Which lines in the records below contain the word "this"? Copy each of them.

• **Source records**:
******

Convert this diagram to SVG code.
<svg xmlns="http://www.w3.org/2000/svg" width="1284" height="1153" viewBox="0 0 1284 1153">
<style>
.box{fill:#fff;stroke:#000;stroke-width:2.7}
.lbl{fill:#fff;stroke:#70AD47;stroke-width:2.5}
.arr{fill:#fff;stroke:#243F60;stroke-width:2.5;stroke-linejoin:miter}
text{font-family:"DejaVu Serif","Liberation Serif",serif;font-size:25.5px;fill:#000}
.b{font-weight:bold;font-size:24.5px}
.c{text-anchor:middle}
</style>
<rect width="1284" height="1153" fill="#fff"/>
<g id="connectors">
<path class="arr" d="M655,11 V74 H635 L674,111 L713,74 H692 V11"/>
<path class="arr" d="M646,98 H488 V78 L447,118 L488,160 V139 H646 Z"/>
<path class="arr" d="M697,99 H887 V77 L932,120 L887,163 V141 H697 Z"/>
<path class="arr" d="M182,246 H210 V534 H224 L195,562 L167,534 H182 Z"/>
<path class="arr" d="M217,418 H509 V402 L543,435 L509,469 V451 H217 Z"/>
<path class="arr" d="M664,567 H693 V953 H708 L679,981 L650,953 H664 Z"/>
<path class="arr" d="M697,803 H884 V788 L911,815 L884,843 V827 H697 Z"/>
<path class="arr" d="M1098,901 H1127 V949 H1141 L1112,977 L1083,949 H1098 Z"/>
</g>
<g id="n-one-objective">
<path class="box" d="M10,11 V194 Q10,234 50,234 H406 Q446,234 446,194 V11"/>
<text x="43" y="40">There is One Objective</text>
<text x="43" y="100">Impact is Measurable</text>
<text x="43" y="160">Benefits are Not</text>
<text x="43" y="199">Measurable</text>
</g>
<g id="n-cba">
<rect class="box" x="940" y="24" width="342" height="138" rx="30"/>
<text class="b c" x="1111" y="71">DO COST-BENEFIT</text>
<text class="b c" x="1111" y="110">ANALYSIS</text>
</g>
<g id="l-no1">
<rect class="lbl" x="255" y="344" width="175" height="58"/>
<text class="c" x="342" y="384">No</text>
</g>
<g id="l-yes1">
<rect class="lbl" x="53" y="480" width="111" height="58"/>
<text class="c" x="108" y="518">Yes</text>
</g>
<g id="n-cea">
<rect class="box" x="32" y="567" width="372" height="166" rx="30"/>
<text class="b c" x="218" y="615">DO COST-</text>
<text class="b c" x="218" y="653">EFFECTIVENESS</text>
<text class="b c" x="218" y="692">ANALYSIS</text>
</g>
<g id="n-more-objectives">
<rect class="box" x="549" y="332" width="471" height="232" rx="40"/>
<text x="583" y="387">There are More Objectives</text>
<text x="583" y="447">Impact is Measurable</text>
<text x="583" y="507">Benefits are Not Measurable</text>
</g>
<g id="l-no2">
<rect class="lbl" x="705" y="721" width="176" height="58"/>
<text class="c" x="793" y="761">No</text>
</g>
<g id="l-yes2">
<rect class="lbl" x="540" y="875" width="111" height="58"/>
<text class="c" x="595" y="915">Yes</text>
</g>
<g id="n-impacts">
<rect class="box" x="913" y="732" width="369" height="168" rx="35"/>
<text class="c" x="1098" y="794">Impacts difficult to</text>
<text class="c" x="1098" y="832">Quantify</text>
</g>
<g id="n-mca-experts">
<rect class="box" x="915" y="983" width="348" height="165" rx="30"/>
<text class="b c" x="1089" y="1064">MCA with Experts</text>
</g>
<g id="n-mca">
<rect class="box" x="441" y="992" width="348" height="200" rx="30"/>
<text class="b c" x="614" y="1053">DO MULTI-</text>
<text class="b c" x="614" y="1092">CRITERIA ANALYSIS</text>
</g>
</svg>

******

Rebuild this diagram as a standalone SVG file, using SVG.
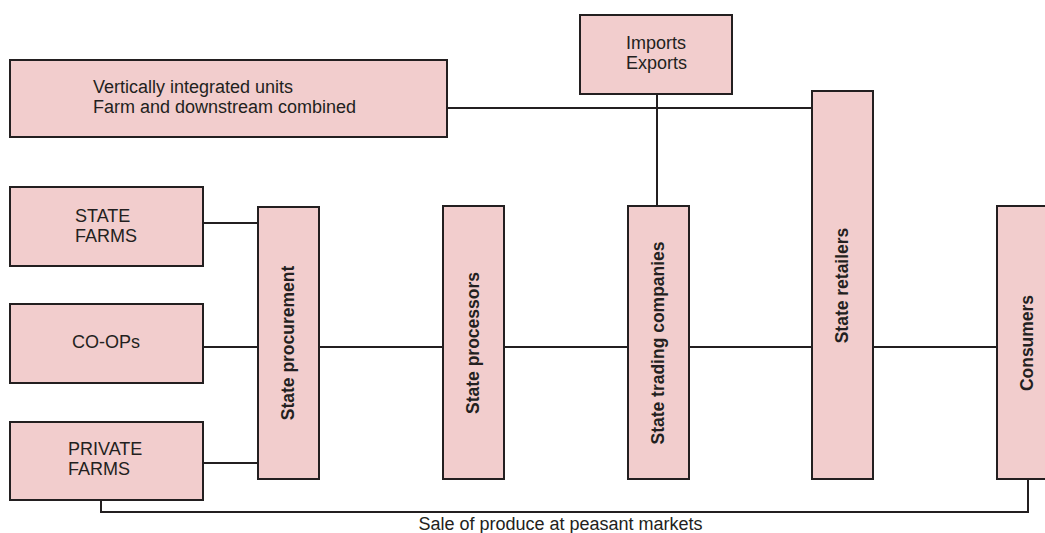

******

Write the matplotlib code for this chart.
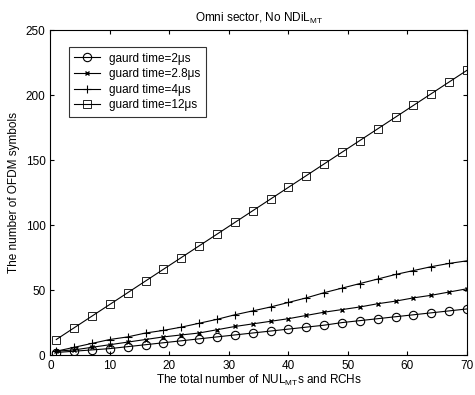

******

• **Result below**:
Convert this diagram to SVG code.
Rebuild this diagram as a standalone SVG file, using SVG.
Write the matplotlib code for this chart.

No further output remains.